- Exercise task -
Starting with the first line of the data below, copy each line up to and including the one containing "height = H - margin.top - margin.bottom;". Pictures stay out.

- Data extract -
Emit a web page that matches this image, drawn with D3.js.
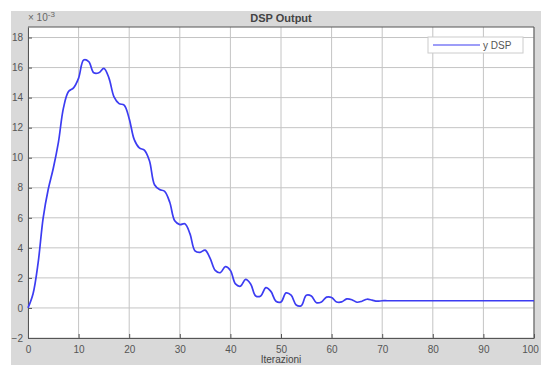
<!DOCTYPE html>
<meta charset="utf-8">
<html>
<style>
	body { margin: 0; background: #fff; font-family: "Liberation Sans", Arial, sans-serif; }
	svg { display: block; }
	.tick text { fill: #555; font-size: 10px; }
	.grid line { stroke: #c4c4c4; }
</style>
<body>
<div id="plot"></div>
<script src="https://d3js.org/d3.v7.min.js"></script>
<script>
	// y DSP, in units of 1e-3, one value per iteration (0..100)
	const iterHead = d3.range(0, 70);
	const yHead = [
		0.0, 0.95, 3.0, 6.0, 7.9, 9.3, 11.0, 13.3, 14.4, 14.65,
		15.3, 16.5, 16.4, 15.65, 15.65, 15.95, 15.3, 14.05, 13.6, 13.5,
		12.6, 11.2, 10.65, 10.5, 9.8, 8.2, 7.88, 7.76, 7.05, 5.8,
		5.55, 5.6, 4.95, 3.8, 3.7, 3.85, 3.3, 2.5, 2.35, 2.75,
		2.5, 1.6, 1.45, 1.9, 1.6, 0.8, 0.8, 1.35, 1.1, 0.45,
		0.4, 1.0, 0.85, 0.2, 0.15, 0.85, 0.8, 0.35, 0.4, 0.72,
		0.7, 0.4, 0.4, 0.6, 0.55, 0.38, 0.45, 0.58, 0.52, 0.45
	];
	const iterTail = d3.range(70, 101);
	const yTail = iterTail.map(() => 0.48);   // steady state

	const xTicks = [0, 10, 20, 30, 40, 50, 60, 70, 80, 90, 100];
	const yTicks = [-2, 0, 2, 4, 6, 8, 10, 12, 14, 16, 18];

	const iters = iterHead.concat(iterTail);
	const yvals = yHead.concat(yTail);
	const data = iters.map((d, i) => ({x: d, y: yvals[i]}));

	const W = 541, H = 365;
	const margin = {top: 27, right: 7, bottom: 27, left: 28};
	const width = W - margin.left - margin.right,
		  height = H - margin.top - margin.bottom;

	const root = d3.select("#plot").append("svg")
		.attr("width", W).attr("height", H);

	// figure background
	root.append("rect")
		.attr("x", 11).attr("y", 11)
		.attr("width", W - 11).attr("height", H - 11)
		.attr("fill", "#d9d9d9");

	const svg = root.append("g")
		.attr("transform", "translate(" + margin.left + "," + margin.top + ")");

	const x = d3.scaleLinear().domain([0, 100]).range([0, width]);
	const y = d3.scaleLinear().domain([-2, 18.7]).range([height, 0]);

	svg.append("rect")
		.attr("width", width).attr("height", height)
		.attr("fill", "#fff");

	// grid
	svg.append("g").attr("class", "grid")
		.selectAll("line").data(xTicks).join("line")
		.attr("x1", d => x(d)).attr("x2", d => x(d))
		.attr("y1", 0).attr("y2", height);
	svg.append("g").attr("class", "grid")
		.selectAll("line").data(yTicks).join("line")
		.attr("x1", 0).attr("x2", width)
		.attr("y1", d => y(d)).attr("y2", d => y(d));

	// axes
	const axX = svg.append("g")
		.attr("transform", "translate(0," + height + ")")
		.call(d3.axisBottom(x).tickValues(xTicks).tickSize(-4).tickPadding(8).tickSizeOuter(0));
	const axY = svg.append("g")
		.call(d3.axisLeft(y).tickValues(yTicks).tickSize(-4).tickPadding(5).tickSizeOuter(0));
	[axX, axY].forEach(a => {
		a.select(".domain").attr("stroke", "#555");
		a.selectAll(".tick line").attr("stroke", "#555");
	});
	// last x label sits at the figure edge; nudge it in
	axX.selectAll(".tick text").filter(d => d === 100).attr("dx", -4);

	// box top / right
	svg.append("line").attr("x1", 0).attr("x2", width).attr("y1", 0).attr("y2", 0).attr("stroke", "#555");
	svg.append("line").attr("x1", width).attr("x2", width).attr("y1", 0).attr("y2", height).attr("stroke", "#555");

	// curve
	const line = d3.line()
		.x(d => x(d.x))
		.y(d => y(d.y))
		.curve(d3.curveCatmullRom);
	svg.append("path")
		.datum(data)
		.attr("fill", "none")
		.attr("stroke", "#3c3cf2")
		.attr("stroke-width", 1.7)
		.attr("d", line);

	// exponent
	const ex = svg.append("text")
		.attr("x", 0).attr("y", -6)
		.attr("fill", "#666").attr("font-size", 10);
	ex.append("tspan").text("\u00d7 10");
	ex.append("tspan").attr("dy", -4).attr("font-size", 8).text("-3");

	// title
	root.append("text")
		.attr("x", margin.left + width / 2).attr("y", 22)
		.attr("text-anchor", "middle")
		.attr("font-weight", "bold").attr("font-size", 11)
		.attr("fill", "#444")
		.text("DSP Output");

	// x label
	root.append("text")
		.attr("x", margin.left + width / 2).attr("y", 363)
		.attr("text-anchor", "middle")
		.attr("font-size", 10).attr("fill", "#444")
		.text("Iterazioni");

	// legend
	const lg = svg.append("g").attr("transform", "translate(" + (width - 106) + ",10)");
	lg.append("rect").attr("width", 95).attr("height", 16)
		.attr("fill", "#fff").attr("stroke", "#ccc");
	lg.append("line").attr("x1", 5).attr("x2", 52).attr("y1", 8).attr("y2", 8)
		.attr("stroke", "#3c3cf2").attr("stroke-width", 1.2);
	lg.append("text").attr("x", 55).attr("y", 12)
		.attr("font-size", 10).attr("fill", "#555").text("y DSP");
</script>
</body>
</html>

- Worked answer -
Emit a web page that matches this image, drawn with D3.js.
<!DOCTYPE html>
<meta charset="utf-8">
<html>
<style>
	body { margin: 0; background: #fff; font-family: "Liberation Sans", Arial, sans-serif; }
	svg { display: block; }
	.tick text { fill: #555; font-size: 10px; }
	.grid line { stroke: #c4c4c4; }
</style>
<body>
<div id="plot"></div>
<script src="https://d3js.org/d3.v7.min.js"></script>
<script>
	// y DSP, in units of 1e-3, one value per iteration (0..100)
	const iterHead = d3.range(0, 70);
	const yHead = [
		0.0, 0.95, 3.0, 6.0, 7.9, 9.3, 11.0, 13.3, 14.4, 14.65,
		15.3, 16.5, 16.4, 15.65, 15.65, 15.95, 15.3, 14.05, 13.6, 13.5,
		12.6, 11.2, 10.65, 10.5, 9.8, 8.2, 7.88, 7.76, 7.05, 5.8,
		5.55, 5.6, 4.95, 3.8, 3.7, 3.85, 3.3, 2.5, 2.35, 2.75,
		2.5, 1.6, 1.45, 1.9, 1.6, 0.8, 0.8, 1.35, 1.1, 0.45,
		0.4, 1.0, 0.85, 0.2, 0.15, 0.85, 0.8, 0.35, 0.4, 0.72,
		0.7, 0.4, 0.4, 0.6, 0.55, 0.38, 0.45, 0.58, 0.52, 0.45
	];
	const iterTail = d3.range(70, 101);
	const yTail = iterTail.map(() => 0.48);   // steady state

	const xTicks = [0, 10, 20, 30, 40, 50, 60, 70, 80, 90, 100];
	const yTicks = [-2, 0, 2, 4, 6, 8, 10, 12, 14, 16, 18];

	const iters = iterHead.concat(iterTail);
	const yvals = yHead.concat(yTail);
	const data = iters.map((d, i) => ({x: d, y: yvals[i]}));

	const W = 541, H = 365;
	const margin = {top: 27, right: 7, bottom: 27, left: 28};
	const width = W - margin.left - margin.right,
		  height = H - margin.top - margin.bottom;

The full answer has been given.